Imperial Irrigation District’s general manager and board president are being accused of violating California’s open meeting law based on e-mails others are saying have been stolen from an IID director’s computer.
An e-mail read and distributed by Brawley-area farmer Mike Morgan at Tuesday’s Imperial Irrigation District meeting show what he says is then-assistant to the general manager Kevin Kelley working with the general manager and a board member to make decisions out of the public view. Morgan alleges it is a serial Brown Act violation, which is a series of communications to develop a collective decision on an issue when that decision should be made in open session in view of the public.
Still, some are questioning how the e-mail between Kelley, then-general manager Brian Brady and board Director John Pierre Menvielle was released, with Menvielle calling for an investigation.
The November 2009 e-mail in question was between Kelley and Brady, with Kelley advising Brady how to respond to concerns presented by then-Director Michael Abatti. What brought up the concerns, though, was that Kelley wrote he has talked with Menvielle, who had spoken with Director Anthony Sanchez about the issue related to the district’s water transfer. Kelley added that Director Stella Mendoza “is also solid,” according to the e-mail.
“Our goal should be not to telegraph what we are doing to anyone (we have played this thing out for six years to get to this point, so why would we budge now?),” read the e-mail.
“… What Abatti wants is some sort of unilateral board action regarding Salton Sea that would box us in before a ruling,” it continued. “Clearly, this would be unwise, and you may have to flatly say this, but it is best to say it to the full board on Monday (if you have to go there, which you may be).”
That e-mail was then forwarded by Kelley to Menvielle.

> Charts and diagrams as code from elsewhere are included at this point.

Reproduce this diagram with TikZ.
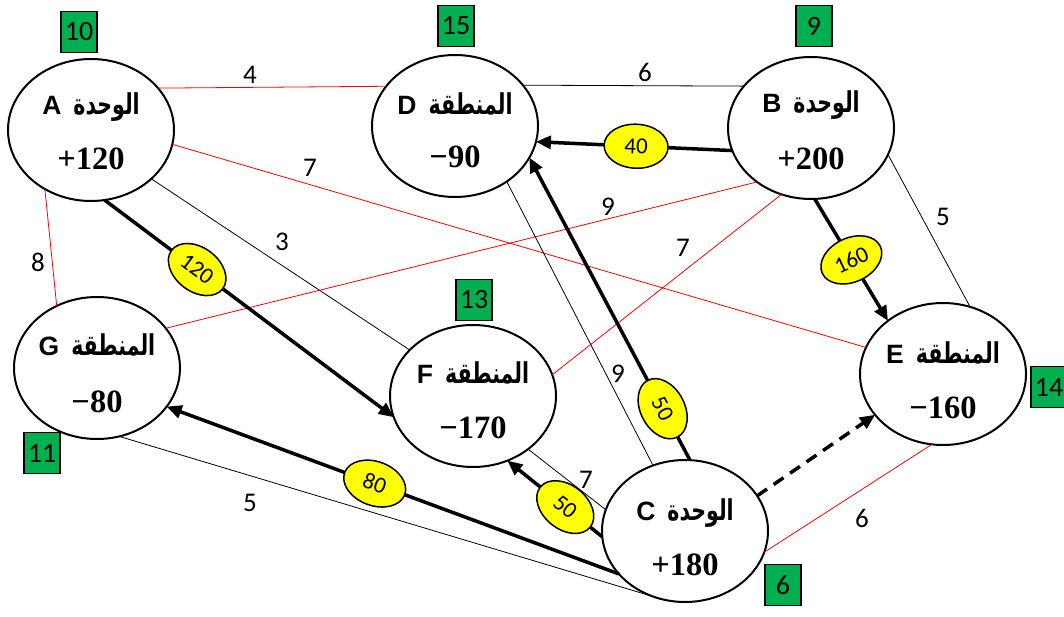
\documentclass[tikz,border=0pt]{standalone}
\usepackage{graphicx}
\usepackage{fontspec}
\setmainfont{Liberation Serif}
\newfontfamily\arabicfont[Script=Arabic]{DejaVu Sans}
\newfontfamily\lsans{Liberation Sans}
\newfontfamily\calf{Carlito}
\TeXXeTstate=1
\usetikzlibrary{shapes.geometric,arrows.meta}
\definecolor{boxgreen}{HTML}{00B050}
\definecolor{labyellow}{HTML}{FFFF00}
\newcommand{\toprowtext}[2]{{\lsans\bfseries\fontsize{26.5}{26.5}\selectfont #1}\hspace{12pt}\scalebox{1}[1.4]{\arabicfont\bfseries\fontsize{20.5}{20.5}\selectfont\beginR #2\endR}}
\begin{document}
\begin{tikzpicture}[x=1pt,y=-1pt,
  unit/.style={ellipse, draw, line width=2pt, fill=white, minimum width=166, minimum height=142, inner sep=0, outer sep=0},
  rowtop/.style={anchor=base, inner sep=0},
  rownum/.style={anchor=base, inner sep=0, font=\bfseries\fontsize{32.5}{32.5}\selectfont},
  blk/.style={line width=0.8pt, draw=black},
  redl/.style={line width=0.8pt, draw=red},
  flow/.style={line width=3.5pt, -{Triangle[length=15pt,width=13pt]}},
  flab/.style={ellipse, draw, fill=labyellow, line width=1.5pt, minimum width=64, minimum height=44, inner sep=0, font=\calf\fontsize{23}{23}\selectfont},
  wlab/.style={inner sep=0, font=\calf\fontsize{27}{27}\selectfont},
  gbox/.style={draw, line width=1.5pt, fill=boxgreen, minimum width=36, minimum height=41, inner sep=0, font=\calf\fontsize{28}{28}\selectfont}
]
\useasboundingbox (0,0) rectangle (1064,617);
\fill[white] (0,0) rectangle (1064,617);

% units / regions
\node[unit] (A) at (91,130) {};
\node[unit] (D) at (455,126) {};
\node[unit] (B) at (811,128) {};
\node[unit] (G) at (97,368) {};
\node[unit] (F) at (473,396) {};
\node[unit] (E) at (943,374) {};
\node[unit] (C) at (685,531) {};

% thin edges
\draw[redl] (A.32) -- (D.150);
\draw[blk] (D.31) -- (B.148);
\draw[redl] (A.-10) -- (E.161);
\draw[blk] (A.-39) -- (F.144);
\draw[redl] (A.-128) -- (G.123);
\draw[redl] (B.225) -- (G.30);
\draw[redl] (B.246) -- (F.15);
\draw[blk] (B.-19) -- (E.68);
\draw[blk] (D.-47) -- (C.116);
\draw[blk] (F.-44) -- (C.165);
\draw[blk] (G.-72) -- (C.244);
\draw[redl] (E.-99) -- (C.-15);

% flows
\draw[flow] (B.196) -- node[flab, sloped, pos=0.49] (l40) {40} (D.-11);
\draw[flow] (A.-79) -- node[flab, sloped, pos=0.32] (l120) {120} (F.195);
\draw[flow] (B.-87) -- node[flab, rotate=25, pos=0.5] (l160) {160} (E.136);
\draw[flow] (C.86) -- node[flab, sloped, pos=0.17] (l50a) {50} (D.-23);
\draw[flow] (C.184) -- node[flab, sloped, pos=0.39] (l50b) {50} (F.-62);
\draw[flow] (C.213) -- node[flab, sloped, pos=0.54] (l80) {80} (G.-29);
\draw[flow, dash pattern=on 12pt off 8pt] (C.26) -- (E.211);

% texts in the ellipses
\node[rowtop] (At) at (91,115) {\toprowtext{A}{الوحدة}};
\node[rownum] (An) at (91,170) {+120};
\node[rowtop] (Dt) at (455,115) {\toprowtext{D}{المنطقة}};
\node[rownum] (Dn) at (455,168) {−90};
\node[rowtop] (Bt) at (811,113) {\toprowtext{B}{الوحدة}};
\node[rownum] (Bn) at (811,170) {+200};
\node[rowtop] (Gt) at (97,355) {\toprowtext{G}{المنطقة}};
\node[rownum] (Gn) at (97,412) {−80};
\node[rowtop] (Ft) at (473,383) {\toprowtext{F}{المنطقة}};
\node[rownum] (Fn) at (473,438) {−170};
\node[rowtop] (Et) at (943,363) {\toprowtext{E}{المنطقة}};
\node[rownum] (En) at (943,418) {−160};
\node[rowtop] (Ct) at (685,520) {\toprowtext{C}{الوحدة}};
\node[rownum] (Cn) at (685,575) {+180};

% green boxes
\node[gbox] (gA) at (79,32) {10};
\node[gbox] (gD) at (456,26) {15};
\node[gbox] (gB) at (814,26) {9};
\node[gbox] (gG) at (42,453) {11};
\node[gbox] (gF) at (474,300) {13};
\node[gbox] (gE) at (1049,387) {14};
\node[gbox] (gC) at (783,585) {6};

% edge weights
\node[wlab] (w1) at (250,75) {4};
\node[wlab] (w2) at (645,72) {6};
\node[wlab] (w3) at (310,168) {7};
\node[wlab] (w4) at (282,242) {3};
\node[wlab] (w5) at (38,262) {8};
\node[wlab] (w6) at (608,207) {9};
\node[wlab] (w7) at (683,248) {7};
\node[wlab] (w8) at (943,217) {5};
\node[wlab] (w9) at (618,374) {9};
\node[wlab] (w10) at (586,480) {7};
\node[wlab] (w11) at (250,503) {5};
\node[wlab] (w12) at (862,518) {6};
\end{tikzpicture}
\end{document}
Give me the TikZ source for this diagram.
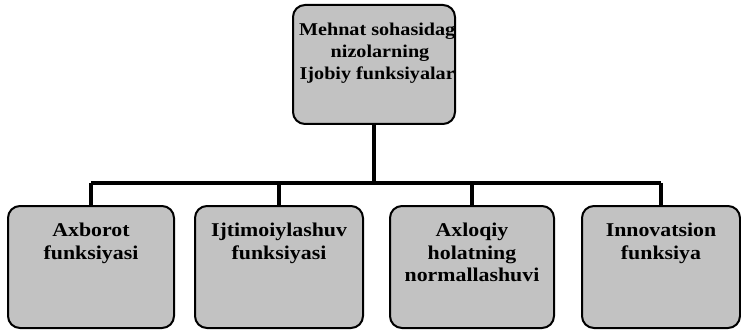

Abatti, Morgan explained Tuesday, was worried about the liability of the Salton Sea after sitting in on some portions of the Sacramento Superior Court hearing about the Quantification Settlement Agreement. Morgan said IID’s consulting attorney David Osias had argued that the state had no liability to restoring the Salton Sea.
Talking about IID business out of view of the public has gone on way too much at the IID, Morgan added.
However, Kelley said he didn’t think it was a Brown Act violation, as no vote was set for the Nov. 30 meeting.
“It’s obviously embarrassing, but I don’t believe it’s sinister,” he said Wednesday.
“… I was the board liaison,” he said. “I was talking to board members routinely.”
Kelley contends he was reporting to his then-boss about a matter of some importance to the IID and Brady, Kelley said. He reported what one board member had told him, then added his own view of where another board member’s position was.
“I’m constantly surprised at how board members vote,” he said. “That was simply my assessment.”
Kelley said Tuesday was his first opportunity to see the e-mail and while he has confirmed that there was no vote on the Monday mentioned in the e-mail, he’s still doesn’t know the context of the e-mail. It did occur during the same time period that the district was awaiting the trial court’s decision on the QSA, the nation’s largest agriculture-to-urban water transfer.
When asked, Kelley said he didn’t know what good it would be to do an investigation since the e-mails are already out there.
However, Menvielle has called for an investigation in a statement released Wednesday.
“At yesterday’s (Tuesday’s) board meeting Mike Morgan, the leader of the Imperial Group, read an e-mail dated Nov. 28, 2009, that was stolen from my IID laptop computer,” he wrote. “Steve Scaroni, another Imperial Group member, claims in a Dec. 15, 2011, e-mail to me that he has a hard drive with all my e-mails.
“These e-mails are confidential, and they were stolen from my IID computer by someone at IID,” he continued. “I’m asking the IID for an investigation into how these stolen e-mails got into the hands of Imperial Group members and their friends to be used as dirty politics at election time.”
Scaroni denied having a hard drive of Menvielle’s e-mails, saying he was just trying to rile up Menvielle with his 2011 e-mail. He does not, nor anyone in his family or with the Coalition of Labor, Agriculture and Business, have a hard drive with those e-mails, he said.
One of the subjects of the e-mail, Abatti, said he didn’t know about the e-mail, but he’s not surprised.
“There’s no doubt in my mind that that was going on,” he said. “What I got used to was there were three votes to two.”
Not many things went before the board during his time and didn’t pass with staff’s recommendation, he said. Some board members’ minds were pretty much made up before they walked through the door, and that’s not fair to the public.
Decisions would also be brought before the board and not given enough time to answer all the questions, he said. It’s why often he was an opposing vote — he didn’t feel like he had all the information to make a decision.
“If I can’t explain my vote, then it wasn’t my vote,” he said. “It was staff’s vote.”